Гений и безумие
Евгений Каменькович, приступая к постановке поэмы Иосифа Бродского "Горбунов и Горчаков", рисковал едва ли не сильнее, чем несколько лет назад с романом Джойса "Улисс". Пятичасовая инсценировка загадочного модернистского романа кажется цветочками в сравнении с небольшой поэмой, написанной 28-летним поэтом, пережившим любовную драму, предательство друга, гонение властей и собственное двукратное пребывание в психушке. Искушение поставить поэму можно объяснить ее внешним драматическим приемом: из всех 14 глав поэмы в ней ни разу не появляется авторское отступление или ремарка. Это исключительно прямая речь: диалоги двух приятелей - Горбунова и Горчакова, и путающаяся речь, чье авторство уже окончательно теряется в безумии, наступающем неотвратимо.
В сюжет поэмы входит такое количество мотивов и реминисценций, что может позавидовать и Джойс Сложность поэтической ситуации усугубляется еще и тем, что ни поэт, ни его читатель так до конца и не уверены, два ли приятеля ведут беседу, или один в бреду толкует сам с собой. Пытаясь угнаться за рифмой, которая должна неизбежно возникнуть в каждой второй строфе, молодой Бродский кружит вокруг да около, не обрекая свою музу на поэтическую строгость и ясность мысли. Его друзья и поклонники, и даже восторженные почитатели не могли не замечать многоречивость поэмы, порой уводящей автора далеко от заданной темы. Темой, собственно, была болезнь, вернее, близость к ней, опасная черта, отделяющая здравость ума от безумия. Достаточно ли ее, чтобы составить содержание не поэмы, нет, но целого театрального спектакля, требующего более внятных (и более социальных) мотиваций? Для поэмы - более чем. Ведь в этот сюжет входит такое количество мотивов и реминисценций, что может позавидовать и Джойс.
Гамлет и его безумие - мнимое и подлинное; Чацкий - и его горе от ума; два друга, один из которых предает - в поэму ясно входят мотивы Христа и Иуды, а вместе с ними - и пушкинский сюжет о дружбе и предательстве - Моцарт и Сальери; раздвоение личности, особенно поэтической, в которой одно полушарие отвечает за разум, а другое - за гений, творческий дар, интуицию. Возможно ли вскрыть это поэтическое содержание в театральном тексте? Вот задачка, которую попытался решить Евгений Каменькович. В монотонном, сероватом пространстве комнаты-больницы явно читаются призраки двух городов: за окнами - пейзаж печальной Пряжки, по стенам справа легкая тень Венеции, которая в какой-то момент больничного бреда вырастает в гондолы, а в самом финале - в море, бегущее по стенам и в экране больничного телевизора. Изысканно-простой, лаконичный мотив, сочиненный и напеваемый актером Андреем Аверьяновым (он играет в спектакле Врача) - вот и вся музыка. Так же кстати молчаливая фигура Бабанова, фигурирующего в поэме (Рогволд Суховерко).

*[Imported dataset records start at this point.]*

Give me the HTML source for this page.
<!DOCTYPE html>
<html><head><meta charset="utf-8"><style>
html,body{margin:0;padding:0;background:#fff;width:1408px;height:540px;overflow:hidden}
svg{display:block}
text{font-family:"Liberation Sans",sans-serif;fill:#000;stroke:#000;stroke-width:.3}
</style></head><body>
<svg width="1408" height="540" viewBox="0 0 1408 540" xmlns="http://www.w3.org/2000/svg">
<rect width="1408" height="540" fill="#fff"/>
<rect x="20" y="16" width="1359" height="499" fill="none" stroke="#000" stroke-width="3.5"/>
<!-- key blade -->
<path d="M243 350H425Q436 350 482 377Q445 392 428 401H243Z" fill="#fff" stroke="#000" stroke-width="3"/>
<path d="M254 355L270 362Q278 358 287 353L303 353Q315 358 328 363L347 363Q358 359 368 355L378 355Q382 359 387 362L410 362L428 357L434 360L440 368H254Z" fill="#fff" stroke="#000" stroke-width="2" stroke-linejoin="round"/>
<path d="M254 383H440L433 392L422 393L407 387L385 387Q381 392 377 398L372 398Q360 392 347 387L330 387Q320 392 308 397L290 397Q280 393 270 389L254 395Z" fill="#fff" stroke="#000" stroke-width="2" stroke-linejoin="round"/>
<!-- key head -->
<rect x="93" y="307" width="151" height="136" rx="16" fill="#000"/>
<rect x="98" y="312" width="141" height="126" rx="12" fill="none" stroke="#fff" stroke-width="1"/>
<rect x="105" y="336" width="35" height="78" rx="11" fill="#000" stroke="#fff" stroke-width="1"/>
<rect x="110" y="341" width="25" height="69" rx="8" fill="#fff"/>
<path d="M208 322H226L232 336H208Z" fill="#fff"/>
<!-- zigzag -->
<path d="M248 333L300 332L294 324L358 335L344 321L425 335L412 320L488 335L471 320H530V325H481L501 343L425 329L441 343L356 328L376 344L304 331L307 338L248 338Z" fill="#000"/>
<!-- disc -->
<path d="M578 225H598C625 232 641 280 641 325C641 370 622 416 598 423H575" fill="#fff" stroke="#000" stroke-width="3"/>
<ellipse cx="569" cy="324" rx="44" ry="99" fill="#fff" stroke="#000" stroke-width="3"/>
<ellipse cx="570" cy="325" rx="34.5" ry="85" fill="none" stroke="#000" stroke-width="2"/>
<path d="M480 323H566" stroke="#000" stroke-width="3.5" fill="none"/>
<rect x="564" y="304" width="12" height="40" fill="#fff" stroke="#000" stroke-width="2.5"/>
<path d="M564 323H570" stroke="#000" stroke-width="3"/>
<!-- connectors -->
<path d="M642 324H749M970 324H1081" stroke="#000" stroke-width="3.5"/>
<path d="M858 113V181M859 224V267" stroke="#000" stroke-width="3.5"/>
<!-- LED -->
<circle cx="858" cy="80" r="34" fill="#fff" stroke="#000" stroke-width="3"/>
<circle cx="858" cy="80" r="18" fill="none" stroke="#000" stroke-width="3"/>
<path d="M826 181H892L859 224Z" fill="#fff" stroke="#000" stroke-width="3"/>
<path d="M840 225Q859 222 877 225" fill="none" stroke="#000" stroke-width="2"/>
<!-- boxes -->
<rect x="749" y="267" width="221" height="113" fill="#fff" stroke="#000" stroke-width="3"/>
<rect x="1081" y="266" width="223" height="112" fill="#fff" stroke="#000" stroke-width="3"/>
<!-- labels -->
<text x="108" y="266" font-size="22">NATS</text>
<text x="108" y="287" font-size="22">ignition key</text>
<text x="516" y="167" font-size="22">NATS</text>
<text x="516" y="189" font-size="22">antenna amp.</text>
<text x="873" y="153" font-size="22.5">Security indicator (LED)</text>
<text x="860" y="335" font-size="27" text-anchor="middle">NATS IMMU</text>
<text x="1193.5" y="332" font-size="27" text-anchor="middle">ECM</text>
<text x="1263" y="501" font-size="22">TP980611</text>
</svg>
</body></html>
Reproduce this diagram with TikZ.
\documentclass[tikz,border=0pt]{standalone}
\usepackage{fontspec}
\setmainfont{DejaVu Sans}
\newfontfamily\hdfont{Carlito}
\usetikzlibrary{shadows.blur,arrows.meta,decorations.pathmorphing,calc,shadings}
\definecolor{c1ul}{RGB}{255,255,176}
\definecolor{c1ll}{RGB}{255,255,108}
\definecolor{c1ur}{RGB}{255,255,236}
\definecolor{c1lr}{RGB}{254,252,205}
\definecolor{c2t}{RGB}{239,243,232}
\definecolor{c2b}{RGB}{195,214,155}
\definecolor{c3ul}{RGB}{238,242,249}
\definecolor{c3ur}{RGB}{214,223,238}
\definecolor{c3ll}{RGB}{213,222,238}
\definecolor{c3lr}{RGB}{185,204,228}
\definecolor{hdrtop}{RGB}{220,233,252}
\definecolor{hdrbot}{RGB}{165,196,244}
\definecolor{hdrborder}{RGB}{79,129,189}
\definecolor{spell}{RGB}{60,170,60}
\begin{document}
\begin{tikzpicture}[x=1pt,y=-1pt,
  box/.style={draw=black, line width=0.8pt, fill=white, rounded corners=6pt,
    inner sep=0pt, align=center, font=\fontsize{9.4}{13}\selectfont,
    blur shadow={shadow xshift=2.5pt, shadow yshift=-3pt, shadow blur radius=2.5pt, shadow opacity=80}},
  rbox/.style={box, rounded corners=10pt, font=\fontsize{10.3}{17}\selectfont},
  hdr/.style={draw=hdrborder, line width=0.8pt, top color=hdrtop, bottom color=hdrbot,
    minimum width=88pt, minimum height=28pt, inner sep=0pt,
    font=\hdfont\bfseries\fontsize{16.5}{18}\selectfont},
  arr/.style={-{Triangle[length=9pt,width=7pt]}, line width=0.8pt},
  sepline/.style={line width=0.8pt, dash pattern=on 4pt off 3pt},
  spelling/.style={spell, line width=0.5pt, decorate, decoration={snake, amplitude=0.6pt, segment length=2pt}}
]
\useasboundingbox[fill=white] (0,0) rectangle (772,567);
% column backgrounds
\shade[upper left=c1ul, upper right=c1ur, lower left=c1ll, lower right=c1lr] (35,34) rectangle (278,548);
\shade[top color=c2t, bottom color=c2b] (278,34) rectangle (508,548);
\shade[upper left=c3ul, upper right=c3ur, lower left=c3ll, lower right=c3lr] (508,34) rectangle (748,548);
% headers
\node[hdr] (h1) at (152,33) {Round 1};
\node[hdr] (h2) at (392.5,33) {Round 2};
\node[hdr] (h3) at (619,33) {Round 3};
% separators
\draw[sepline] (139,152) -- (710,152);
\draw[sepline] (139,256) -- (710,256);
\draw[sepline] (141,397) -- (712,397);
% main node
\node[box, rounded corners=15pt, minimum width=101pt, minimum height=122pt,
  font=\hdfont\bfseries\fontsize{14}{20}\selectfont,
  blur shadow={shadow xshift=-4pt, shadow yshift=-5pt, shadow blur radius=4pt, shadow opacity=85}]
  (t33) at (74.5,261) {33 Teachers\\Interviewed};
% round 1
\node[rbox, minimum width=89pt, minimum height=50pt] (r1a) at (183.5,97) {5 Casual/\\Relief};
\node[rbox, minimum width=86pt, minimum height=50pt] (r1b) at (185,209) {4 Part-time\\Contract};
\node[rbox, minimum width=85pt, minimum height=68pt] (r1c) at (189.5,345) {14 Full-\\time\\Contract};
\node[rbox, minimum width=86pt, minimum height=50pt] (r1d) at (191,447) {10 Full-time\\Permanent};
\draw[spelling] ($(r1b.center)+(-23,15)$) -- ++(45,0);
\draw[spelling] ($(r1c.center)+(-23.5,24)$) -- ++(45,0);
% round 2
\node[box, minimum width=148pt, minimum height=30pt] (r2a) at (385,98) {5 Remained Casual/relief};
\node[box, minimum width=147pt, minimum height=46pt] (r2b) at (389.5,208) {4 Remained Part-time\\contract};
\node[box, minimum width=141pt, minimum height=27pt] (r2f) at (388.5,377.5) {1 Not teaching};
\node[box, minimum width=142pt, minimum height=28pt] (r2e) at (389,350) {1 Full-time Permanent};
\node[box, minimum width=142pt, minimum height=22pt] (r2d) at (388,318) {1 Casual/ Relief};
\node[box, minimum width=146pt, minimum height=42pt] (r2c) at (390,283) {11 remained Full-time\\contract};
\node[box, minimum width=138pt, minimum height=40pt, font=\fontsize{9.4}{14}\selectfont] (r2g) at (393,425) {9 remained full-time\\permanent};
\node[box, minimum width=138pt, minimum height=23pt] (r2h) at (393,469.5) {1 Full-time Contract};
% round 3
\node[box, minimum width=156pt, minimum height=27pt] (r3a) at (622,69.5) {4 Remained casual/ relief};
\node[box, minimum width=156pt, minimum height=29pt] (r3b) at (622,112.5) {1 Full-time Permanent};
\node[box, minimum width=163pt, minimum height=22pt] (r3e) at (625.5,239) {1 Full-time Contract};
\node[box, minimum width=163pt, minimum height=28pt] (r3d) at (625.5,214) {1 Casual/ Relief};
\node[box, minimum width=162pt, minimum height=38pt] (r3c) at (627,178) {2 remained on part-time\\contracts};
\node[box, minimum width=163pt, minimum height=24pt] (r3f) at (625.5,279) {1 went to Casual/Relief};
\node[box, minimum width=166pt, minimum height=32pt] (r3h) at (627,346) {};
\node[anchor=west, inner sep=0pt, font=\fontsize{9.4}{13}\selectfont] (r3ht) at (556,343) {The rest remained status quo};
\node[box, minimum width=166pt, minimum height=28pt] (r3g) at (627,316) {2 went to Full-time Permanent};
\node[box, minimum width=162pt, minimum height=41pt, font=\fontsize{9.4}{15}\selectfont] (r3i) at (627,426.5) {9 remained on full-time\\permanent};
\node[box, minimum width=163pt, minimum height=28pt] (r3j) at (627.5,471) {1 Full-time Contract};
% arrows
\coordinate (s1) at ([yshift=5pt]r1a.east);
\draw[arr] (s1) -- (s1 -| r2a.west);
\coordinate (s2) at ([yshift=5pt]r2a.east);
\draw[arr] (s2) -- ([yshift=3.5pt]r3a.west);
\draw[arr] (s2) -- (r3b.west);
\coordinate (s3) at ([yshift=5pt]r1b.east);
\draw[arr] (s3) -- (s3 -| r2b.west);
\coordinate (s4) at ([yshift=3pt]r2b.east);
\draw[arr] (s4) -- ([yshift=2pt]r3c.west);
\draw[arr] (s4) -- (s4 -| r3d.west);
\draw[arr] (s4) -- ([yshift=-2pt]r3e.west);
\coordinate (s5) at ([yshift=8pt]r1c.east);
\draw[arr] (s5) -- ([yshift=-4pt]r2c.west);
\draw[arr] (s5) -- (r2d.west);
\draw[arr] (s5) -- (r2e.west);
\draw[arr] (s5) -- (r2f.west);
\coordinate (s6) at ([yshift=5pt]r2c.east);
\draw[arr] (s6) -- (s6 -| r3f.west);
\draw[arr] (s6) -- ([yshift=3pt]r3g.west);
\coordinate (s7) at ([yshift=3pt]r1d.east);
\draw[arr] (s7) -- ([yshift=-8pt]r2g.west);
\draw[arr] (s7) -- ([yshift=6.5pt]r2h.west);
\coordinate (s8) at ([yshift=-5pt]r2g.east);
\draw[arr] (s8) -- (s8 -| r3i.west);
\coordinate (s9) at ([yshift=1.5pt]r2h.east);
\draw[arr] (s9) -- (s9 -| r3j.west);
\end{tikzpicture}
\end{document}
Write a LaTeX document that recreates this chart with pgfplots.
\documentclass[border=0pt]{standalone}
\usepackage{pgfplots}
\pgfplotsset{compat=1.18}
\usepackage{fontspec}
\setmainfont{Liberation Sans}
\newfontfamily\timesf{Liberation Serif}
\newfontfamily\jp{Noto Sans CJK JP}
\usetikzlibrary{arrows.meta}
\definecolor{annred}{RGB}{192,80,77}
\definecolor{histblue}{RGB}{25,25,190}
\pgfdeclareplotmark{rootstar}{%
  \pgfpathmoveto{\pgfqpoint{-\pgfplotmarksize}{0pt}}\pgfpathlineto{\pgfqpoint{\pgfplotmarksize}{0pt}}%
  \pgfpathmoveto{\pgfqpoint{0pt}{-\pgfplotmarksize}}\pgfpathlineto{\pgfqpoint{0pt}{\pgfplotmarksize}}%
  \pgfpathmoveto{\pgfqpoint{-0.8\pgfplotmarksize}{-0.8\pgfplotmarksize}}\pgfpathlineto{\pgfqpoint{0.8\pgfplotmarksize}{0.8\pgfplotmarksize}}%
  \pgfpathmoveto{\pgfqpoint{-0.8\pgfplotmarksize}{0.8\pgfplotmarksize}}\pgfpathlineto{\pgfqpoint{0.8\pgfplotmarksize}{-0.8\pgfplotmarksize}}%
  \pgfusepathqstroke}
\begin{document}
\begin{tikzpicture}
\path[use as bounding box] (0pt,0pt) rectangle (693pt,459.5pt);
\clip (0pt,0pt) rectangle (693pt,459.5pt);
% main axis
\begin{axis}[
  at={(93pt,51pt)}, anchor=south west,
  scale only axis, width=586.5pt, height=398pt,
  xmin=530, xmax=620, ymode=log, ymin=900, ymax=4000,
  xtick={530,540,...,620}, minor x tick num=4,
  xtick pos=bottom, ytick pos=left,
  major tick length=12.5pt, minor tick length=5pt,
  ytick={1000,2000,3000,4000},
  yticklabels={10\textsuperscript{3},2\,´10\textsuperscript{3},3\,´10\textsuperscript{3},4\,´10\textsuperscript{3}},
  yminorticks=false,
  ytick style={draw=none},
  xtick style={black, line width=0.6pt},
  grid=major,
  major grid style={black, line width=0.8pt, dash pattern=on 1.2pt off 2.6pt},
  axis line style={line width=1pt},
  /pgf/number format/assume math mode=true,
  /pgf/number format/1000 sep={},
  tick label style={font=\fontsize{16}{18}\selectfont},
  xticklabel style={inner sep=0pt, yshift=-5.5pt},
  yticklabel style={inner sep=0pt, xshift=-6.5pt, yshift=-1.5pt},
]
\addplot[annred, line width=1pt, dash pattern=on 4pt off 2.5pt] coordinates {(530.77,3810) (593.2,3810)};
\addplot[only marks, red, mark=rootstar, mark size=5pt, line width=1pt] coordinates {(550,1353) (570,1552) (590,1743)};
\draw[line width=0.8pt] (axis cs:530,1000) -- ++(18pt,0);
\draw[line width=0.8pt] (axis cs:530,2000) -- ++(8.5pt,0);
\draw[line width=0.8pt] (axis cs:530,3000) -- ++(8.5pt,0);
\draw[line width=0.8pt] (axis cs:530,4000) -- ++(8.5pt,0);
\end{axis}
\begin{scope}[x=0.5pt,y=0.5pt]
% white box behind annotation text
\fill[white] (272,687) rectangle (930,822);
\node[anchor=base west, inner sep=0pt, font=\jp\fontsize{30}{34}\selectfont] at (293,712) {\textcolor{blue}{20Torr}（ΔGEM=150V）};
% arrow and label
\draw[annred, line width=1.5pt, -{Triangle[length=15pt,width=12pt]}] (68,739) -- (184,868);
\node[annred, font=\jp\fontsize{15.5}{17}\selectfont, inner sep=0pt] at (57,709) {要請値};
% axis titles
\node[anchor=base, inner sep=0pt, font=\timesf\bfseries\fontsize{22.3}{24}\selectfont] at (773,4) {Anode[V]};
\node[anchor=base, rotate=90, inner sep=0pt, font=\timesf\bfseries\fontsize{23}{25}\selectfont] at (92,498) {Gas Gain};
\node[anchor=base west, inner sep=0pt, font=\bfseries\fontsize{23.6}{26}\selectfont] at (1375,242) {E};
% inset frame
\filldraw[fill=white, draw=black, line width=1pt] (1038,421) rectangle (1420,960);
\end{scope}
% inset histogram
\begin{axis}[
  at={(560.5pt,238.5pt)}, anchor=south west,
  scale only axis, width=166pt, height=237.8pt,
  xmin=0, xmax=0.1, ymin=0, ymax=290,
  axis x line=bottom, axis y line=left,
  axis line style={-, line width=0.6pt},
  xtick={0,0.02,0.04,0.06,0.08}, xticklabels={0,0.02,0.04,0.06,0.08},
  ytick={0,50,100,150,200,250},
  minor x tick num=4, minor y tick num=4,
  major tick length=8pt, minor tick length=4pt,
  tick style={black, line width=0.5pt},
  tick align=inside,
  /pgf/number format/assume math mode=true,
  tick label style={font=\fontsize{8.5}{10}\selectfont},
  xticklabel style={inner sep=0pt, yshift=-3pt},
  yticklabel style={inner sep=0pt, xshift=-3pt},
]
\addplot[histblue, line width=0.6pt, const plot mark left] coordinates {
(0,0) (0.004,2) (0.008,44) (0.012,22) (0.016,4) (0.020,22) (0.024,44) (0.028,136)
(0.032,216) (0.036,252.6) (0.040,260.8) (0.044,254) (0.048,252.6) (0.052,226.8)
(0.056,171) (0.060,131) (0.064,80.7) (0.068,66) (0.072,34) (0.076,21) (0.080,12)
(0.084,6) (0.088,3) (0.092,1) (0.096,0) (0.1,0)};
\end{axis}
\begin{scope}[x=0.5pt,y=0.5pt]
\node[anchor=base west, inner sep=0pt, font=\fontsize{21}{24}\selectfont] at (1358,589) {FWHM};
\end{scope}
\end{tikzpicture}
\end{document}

Нарушающей этот суховатый мир кажется лишь медсестра (Елена Плаксина), ее слишком резко-гротескный формат. Каменькович смог договориться с двумя актерами, которым почти удается быть легкими и ненавязчивыми, чтобы сохранить ту общую ненадрывную, холодновато-отстраненную интонацию, по которой мы безоговорочно узнаем манеру Бродского. У одного - Никиты Ефремова (третье поколение Ефремовых на сцене "Современника") - это выходит лучше. Беленький, в больничном халате, посередь коек и больных-манекенов, он меланхолически блуждает, хорошо упрятав вглубь любое переживание. Прошлое как травма мелькает где-то за окном в виде жены и Пряжки, пока он предается философским беседам с Горчаковым. Артур Смольянинов, напротив, создает маску простоватого и грубоватого весельчака, который благодаря своей коммуникабельности в итоге предает друга. Трудно сказать, предполагал ли сам Бродский такой поворот в поэтической драматургии, но на Другой сцене "Современника" два его героя предстали как новые Пьеро и Арлекин, тем самым повторив коллизию еще одного поэтического шедевра - блоковского "Балаганчика".
Смерть вырастает внезапно - из мальчишеств, но вдруг превращается (в полном согласии с поэзией Бродского) в звериное убийство. Забив ногами друга, Горчаков тут же - так бывает в поэзии - тихо присаживается на его кровать и берет его руку в свою и беззвучно воет. Сальери? Иуда? Сам поэт? Каков бы ни был ответ, но поэма Бродского звучит легко, почти празднично.